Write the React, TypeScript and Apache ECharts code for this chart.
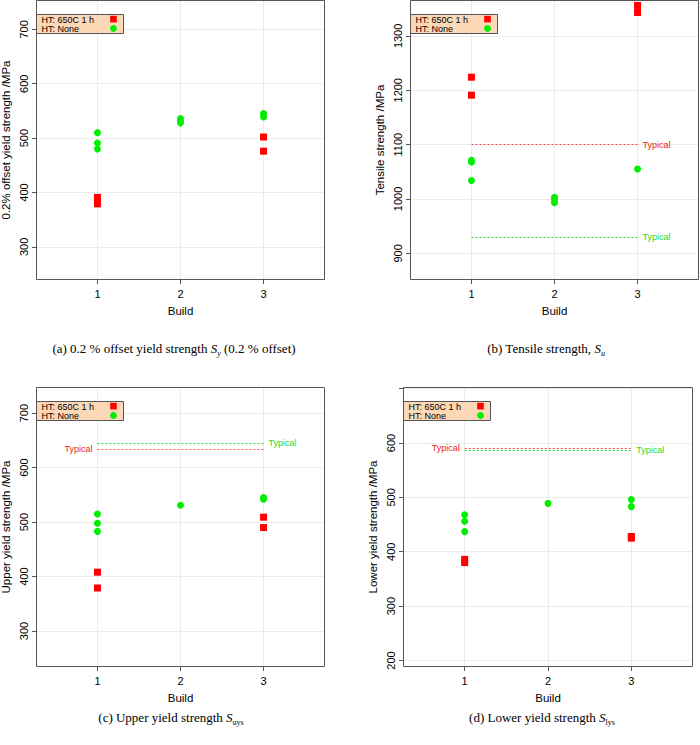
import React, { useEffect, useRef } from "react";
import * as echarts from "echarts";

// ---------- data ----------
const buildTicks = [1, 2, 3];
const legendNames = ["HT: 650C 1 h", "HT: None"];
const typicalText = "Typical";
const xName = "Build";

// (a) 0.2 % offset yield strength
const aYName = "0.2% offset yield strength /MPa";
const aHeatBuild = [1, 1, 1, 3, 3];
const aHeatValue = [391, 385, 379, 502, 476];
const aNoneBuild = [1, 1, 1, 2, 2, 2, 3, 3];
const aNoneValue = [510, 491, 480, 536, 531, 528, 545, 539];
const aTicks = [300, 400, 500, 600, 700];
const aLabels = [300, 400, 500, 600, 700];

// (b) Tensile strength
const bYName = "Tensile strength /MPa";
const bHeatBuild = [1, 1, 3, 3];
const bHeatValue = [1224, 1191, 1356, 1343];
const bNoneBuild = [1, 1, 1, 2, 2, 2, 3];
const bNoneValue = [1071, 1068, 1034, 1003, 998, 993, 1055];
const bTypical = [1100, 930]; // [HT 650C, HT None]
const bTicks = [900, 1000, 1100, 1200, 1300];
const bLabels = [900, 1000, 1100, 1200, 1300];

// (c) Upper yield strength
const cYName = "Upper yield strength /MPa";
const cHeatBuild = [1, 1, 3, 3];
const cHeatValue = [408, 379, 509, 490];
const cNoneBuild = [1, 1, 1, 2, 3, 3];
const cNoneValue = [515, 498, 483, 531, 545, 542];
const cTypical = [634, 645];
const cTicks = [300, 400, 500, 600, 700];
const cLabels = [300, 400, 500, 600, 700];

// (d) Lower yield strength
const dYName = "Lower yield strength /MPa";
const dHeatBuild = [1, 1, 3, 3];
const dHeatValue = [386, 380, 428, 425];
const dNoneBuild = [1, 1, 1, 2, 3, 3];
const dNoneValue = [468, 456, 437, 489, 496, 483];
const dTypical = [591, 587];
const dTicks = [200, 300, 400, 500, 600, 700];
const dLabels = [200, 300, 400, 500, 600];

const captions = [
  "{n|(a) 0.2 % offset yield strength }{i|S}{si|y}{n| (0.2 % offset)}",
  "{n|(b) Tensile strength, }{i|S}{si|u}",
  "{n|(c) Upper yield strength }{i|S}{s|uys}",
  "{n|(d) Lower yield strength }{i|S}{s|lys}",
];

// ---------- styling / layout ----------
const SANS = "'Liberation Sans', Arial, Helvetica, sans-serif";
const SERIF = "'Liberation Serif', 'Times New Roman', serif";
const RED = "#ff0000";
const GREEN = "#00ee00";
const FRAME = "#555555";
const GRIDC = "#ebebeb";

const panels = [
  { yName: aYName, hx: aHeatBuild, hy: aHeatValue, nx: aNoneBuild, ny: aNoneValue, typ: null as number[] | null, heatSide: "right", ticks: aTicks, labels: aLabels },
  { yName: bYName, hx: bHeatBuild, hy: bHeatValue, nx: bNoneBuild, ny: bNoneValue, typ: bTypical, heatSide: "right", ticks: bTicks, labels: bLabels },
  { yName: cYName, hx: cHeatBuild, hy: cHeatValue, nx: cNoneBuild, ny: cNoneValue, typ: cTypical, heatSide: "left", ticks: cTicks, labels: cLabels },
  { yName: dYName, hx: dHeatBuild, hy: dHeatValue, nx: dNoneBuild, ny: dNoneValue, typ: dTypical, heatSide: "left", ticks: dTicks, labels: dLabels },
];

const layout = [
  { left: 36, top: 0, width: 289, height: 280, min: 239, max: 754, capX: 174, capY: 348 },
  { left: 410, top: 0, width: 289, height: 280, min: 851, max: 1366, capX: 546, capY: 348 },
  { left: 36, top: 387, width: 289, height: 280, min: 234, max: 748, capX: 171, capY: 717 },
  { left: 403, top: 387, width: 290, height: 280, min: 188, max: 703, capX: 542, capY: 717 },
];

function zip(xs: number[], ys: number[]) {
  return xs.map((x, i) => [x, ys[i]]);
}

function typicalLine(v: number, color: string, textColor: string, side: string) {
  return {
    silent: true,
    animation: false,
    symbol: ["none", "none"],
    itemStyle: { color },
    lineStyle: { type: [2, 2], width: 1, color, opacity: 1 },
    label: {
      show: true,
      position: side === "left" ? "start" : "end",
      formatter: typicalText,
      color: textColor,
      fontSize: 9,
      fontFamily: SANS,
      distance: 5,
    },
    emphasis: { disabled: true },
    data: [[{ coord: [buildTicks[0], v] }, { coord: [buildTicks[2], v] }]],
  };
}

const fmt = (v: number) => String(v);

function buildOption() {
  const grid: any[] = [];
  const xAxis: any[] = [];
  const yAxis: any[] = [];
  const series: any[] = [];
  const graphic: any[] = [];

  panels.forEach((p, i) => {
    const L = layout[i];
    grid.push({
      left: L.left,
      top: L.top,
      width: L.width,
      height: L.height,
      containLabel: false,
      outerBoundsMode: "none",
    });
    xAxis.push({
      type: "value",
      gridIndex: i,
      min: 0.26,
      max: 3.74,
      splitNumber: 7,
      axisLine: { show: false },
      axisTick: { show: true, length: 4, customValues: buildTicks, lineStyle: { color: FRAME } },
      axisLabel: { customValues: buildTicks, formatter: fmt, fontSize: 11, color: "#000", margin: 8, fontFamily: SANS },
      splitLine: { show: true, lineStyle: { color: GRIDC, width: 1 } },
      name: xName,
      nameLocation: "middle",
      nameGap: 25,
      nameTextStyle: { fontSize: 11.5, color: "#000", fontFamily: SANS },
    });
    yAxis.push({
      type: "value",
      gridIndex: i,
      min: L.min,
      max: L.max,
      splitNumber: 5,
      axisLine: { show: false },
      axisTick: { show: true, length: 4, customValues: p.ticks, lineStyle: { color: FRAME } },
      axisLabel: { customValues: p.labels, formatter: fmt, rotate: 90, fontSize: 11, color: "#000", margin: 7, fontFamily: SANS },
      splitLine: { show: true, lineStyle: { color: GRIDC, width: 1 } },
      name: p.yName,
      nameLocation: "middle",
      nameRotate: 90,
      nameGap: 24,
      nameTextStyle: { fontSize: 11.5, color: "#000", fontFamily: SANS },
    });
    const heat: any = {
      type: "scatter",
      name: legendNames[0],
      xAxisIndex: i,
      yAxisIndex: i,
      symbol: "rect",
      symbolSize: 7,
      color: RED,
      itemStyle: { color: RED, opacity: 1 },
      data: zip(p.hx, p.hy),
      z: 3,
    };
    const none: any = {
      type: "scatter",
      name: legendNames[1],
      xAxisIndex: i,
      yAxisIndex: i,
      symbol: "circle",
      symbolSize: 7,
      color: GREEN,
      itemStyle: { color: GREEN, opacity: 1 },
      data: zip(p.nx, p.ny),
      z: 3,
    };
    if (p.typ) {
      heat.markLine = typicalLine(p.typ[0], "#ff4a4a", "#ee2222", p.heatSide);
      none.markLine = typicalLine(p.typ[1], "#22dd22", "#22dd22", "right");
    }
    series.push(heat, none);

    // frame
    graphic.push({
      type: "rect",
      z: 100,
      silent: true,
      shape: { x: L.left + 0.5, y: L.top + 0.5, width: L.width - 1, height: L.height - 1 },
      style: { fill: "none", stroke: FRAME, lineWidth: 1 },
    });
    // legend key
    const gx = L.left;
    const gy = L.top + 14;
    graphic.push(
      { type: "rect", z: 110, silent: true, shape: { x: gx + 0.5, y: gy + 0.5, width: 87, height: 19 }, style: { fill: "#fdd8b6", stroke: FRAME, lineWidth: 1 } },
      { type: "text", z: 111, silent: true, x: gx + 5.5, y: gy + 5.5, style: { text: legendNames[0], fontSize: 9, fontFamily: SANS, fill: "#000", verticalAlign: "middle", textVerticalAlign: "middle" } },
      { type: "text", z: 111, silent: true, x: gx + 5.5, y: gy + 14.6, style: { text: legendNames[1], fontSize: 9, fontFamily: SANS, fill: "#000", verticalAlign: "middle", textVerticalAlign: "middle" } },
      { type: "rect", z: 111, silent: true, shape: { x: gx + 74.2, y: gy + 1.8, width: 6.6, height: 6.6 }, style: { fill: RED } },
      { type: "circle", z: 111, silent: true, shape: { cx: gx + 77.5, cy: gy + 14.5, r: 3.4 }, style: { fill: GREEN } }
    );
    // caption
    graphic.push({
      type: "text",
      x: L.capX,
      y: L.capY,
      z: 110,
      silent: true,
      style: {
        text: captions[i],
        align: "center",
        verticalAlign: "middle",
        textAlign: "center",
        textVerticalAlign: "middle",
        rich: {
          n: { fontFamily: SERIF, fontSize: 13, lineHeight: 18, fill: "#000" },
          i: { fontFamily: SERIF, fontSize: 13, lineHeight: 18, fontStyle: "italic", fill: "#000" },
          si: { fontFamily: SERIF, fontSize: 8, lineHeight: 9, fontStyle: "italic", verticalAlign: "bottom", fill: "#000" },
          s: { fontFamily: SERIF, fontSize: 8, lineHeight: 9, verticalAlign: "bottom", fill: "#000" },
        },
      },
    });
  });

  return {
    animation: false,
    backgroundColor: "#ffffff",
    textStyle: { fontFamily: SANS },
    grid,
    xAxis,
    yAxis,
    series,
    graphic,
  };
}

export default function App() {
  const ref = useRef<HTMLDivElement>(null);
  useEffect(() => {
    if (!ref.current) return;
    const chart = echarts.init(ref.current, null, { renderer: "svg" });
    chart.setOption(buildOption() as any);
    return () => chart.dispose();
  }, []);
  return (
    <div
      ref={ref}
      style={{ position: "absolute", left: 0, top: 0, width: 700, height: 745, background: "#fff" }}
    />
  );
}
==
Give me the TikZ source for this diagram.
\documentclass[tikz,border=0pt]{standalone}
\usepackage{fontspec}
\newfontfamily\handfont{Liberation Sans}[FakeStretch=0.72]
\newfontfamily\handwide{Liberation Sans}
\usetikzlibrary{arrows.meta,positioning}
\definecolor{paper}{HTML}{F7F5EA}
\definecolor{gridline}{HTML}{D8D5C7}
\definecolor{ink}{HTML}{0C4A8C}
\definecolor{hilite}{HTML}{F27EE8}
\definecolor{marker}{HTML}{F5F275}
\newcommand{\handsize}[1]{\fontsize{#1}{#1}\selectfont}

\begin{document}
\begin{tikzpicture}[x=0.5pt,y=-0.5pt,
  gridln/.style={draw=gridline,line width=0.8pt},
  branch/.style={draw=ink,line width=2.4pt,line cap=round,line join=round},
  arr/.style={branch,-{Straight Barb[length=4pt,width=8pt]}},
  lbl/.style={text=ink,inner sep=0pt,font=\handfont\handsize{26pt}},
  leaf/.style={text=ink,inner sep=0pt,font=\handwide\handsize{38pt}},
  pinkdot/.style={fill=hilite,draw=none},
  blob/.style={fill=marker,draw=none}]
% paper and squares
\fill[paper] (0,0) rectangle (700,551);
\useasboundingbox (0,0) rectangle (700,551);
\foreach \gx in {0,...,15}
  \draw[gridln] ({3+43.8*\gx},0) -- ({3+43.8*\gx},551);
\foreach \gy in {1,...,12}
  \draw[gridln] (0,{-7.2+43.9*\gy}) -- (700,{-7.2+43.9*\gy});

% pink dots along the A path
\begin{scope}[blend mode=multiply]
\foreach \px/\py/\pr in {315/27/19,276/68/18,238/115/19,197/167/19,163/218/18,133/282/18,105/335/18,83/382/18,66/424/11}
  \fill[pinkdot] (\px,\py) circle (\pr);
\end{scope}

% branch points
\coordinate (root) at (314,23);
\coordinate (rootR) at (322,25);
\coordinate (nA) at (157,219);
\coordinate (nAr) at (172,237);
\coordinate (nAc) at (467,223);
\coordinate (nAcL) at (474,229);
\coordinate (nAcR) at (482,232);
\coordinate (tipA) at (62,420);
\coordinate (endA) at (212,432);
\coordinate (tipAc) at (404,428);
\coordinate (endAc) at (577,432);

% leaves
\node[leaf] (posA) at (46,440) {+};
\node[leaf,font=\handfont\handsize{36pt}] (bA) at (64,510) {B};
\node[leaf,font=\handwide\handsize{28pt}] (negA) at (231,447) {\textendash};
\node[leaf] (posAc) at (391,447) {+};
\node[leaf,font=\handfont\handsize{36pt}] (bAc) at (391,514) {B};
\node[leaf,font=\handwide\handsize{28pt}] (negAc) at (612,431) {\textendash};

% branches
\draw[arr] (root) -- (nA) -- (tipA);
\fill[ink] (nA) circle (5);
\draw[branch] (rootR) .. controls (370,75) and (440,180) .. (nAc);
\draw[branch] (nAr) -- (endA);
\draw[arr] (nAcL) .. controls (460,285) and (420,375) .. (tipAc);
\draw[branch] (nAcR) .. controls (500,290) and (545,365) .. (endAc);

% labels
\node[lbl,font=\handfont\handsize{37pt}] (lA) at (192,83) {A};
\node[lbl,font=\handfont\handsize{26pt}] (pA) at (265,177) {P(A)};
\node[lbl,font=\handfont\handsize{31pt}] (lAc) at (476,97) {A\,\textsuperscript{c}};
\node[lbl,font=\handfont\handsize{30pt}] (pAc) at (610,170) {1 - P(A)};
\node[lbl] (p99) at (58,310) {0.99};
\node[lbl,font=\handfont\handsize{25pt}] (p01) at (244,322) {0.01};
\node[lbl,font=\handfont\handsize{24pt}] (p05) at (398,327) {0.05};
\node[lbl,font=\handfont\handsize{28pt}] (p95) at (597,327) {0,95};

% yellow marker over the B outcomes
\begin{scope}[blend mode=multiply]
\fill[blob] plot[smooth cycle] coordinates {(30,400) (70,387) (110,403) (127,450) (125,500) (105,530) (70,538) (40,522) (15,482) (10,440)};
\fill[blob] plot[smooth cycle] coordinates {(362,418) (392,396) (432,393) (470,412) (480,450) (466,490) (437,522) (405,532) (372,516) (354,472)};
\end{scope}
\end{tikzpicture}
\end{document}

*Goal*
Exactly as they appear, write out the lines from the one containing "Write the React, TypeScript" down to the one containing "const aLabels = [300, 400, 500, 600, 700];", both included. Pictures are left out.

*Correct response*
Write the React, TypeScript and Apache ECharts code for this chart.
import React, { useEffect, useRef } from "react";
import * as echarts from "echarts";

// ---------- data ----------
const buildTicks = [1, 2, 3];
const legendNames = ["HT: 650C 1 h", "HT: None"];
const typicalText = "Typical";
const xName = "Build";

// (a) 0.2 % offset yield strength
const aYName = "0.2% offset yield strength /MPa";
const aHeatBuild = [1, 1, 1, 3, 3];
const aHeatValue = [391, 385, 379, 502, 476];
const aNoneBuild = [1, 1, 1, 2, 2, 2, 3, 3];
const aNoneValue = [510, 491, 480, 536, 531, 528, 545, 539];
const aTicks = [300, 400, 500, 600, 700];
const aLabels = [300, 400, 500, 600, 700];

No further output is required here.